[Begin]

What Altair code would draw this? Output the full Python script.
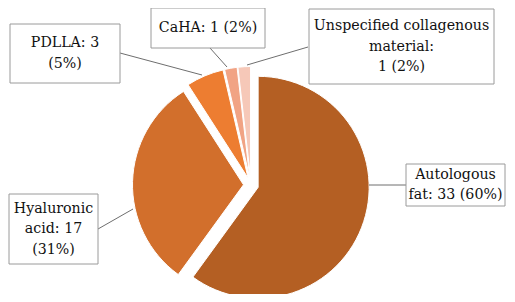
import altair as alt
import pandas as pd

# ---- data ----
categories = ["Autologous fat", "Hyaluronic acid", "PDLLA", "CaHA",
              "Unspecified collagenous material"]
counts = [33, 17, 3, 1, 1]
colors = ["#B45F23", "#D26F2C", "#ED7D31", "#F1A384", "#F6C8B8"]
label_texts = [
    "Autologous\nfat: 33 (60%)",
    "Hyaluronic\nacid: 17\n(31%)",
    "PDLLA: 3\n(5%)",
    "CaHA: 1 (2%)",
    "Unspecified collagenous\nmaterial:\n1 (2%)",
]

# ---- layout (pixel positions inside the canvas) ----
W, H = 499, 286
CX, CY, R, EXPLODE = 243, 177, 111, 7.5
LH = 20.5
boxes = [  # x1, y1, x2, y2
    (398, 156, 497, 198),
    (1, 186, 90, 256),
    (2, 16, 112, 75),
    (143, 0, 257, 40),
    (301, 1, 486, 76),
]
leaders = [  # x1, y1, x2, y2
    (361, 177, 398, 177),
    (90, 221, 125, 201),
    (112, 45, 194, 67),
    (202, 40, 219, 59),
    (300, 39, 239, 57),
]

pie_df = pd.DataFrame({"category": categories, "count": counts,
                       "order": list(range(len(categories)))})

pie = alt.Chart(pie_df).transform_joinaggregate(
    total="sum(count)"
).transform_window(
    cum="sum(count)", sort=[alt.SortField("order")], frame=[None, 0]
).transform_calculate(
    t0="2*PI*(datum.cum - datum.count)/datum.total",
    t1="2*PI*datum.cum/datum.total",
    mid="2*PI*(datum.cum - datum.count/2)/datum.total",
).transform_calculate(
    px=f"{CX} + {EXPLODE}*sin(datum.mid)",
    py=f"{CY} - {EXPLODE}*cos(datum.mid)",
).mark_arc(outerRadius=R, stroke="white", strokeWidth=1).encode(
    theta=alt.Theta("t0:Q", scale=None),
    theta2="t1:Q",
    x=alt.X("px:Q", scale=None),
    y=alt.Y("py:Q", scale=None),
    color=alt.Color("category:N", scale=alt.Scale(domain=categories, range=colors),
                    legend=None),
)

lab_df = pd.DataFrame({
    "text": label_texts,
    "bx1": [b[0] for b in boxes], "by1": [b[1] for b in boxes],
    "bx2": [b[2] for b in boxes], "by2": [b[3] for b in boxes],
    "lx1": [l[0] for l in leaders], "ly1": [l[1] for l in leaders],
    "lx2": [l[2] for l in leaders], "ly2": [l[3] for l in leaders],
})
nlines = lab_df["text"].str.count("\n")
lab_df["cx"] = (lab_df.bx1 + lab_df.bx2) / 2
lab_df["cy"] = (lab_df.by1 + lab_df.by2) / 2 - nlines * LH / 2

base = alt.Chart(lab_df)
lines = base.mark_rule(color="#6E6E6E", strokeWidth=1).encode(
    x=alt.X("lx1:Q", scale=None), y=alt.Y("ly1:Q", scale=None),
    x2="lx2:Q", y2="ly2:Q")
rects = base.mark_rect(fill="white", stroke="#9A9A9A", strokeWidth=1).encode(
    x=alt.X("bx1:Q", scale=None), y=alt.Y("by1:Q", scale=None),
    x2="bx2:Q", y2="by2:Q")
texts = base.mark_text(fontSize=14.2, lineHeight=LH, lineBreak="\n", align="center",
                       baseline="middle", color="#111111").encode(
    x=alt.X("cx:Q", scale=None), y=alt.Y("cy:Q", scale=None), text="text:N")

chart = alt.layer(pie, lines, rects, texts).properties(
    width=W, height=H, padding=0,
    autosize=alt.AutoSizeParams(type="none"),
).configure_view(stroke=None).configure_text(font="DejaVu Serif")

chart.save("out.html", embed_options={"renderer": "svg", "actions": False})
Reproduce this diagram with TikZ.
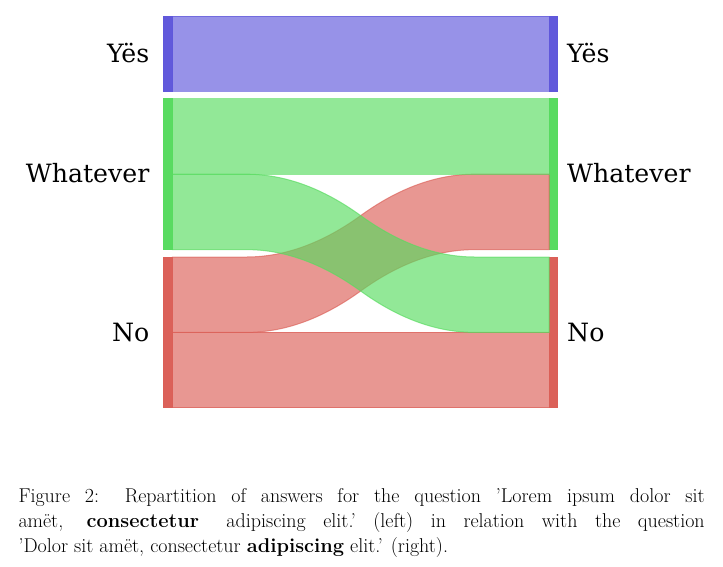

[End]

Begin at the first line of the entries above and return each line exactly, stopping after the line that contains "import pandas as pd". Pictures do not belong in the copy.

RESULT OF THIS EXERCISE:
What Altair code would draw this? Output the full Python script.
import altair as alt
import pandas as pd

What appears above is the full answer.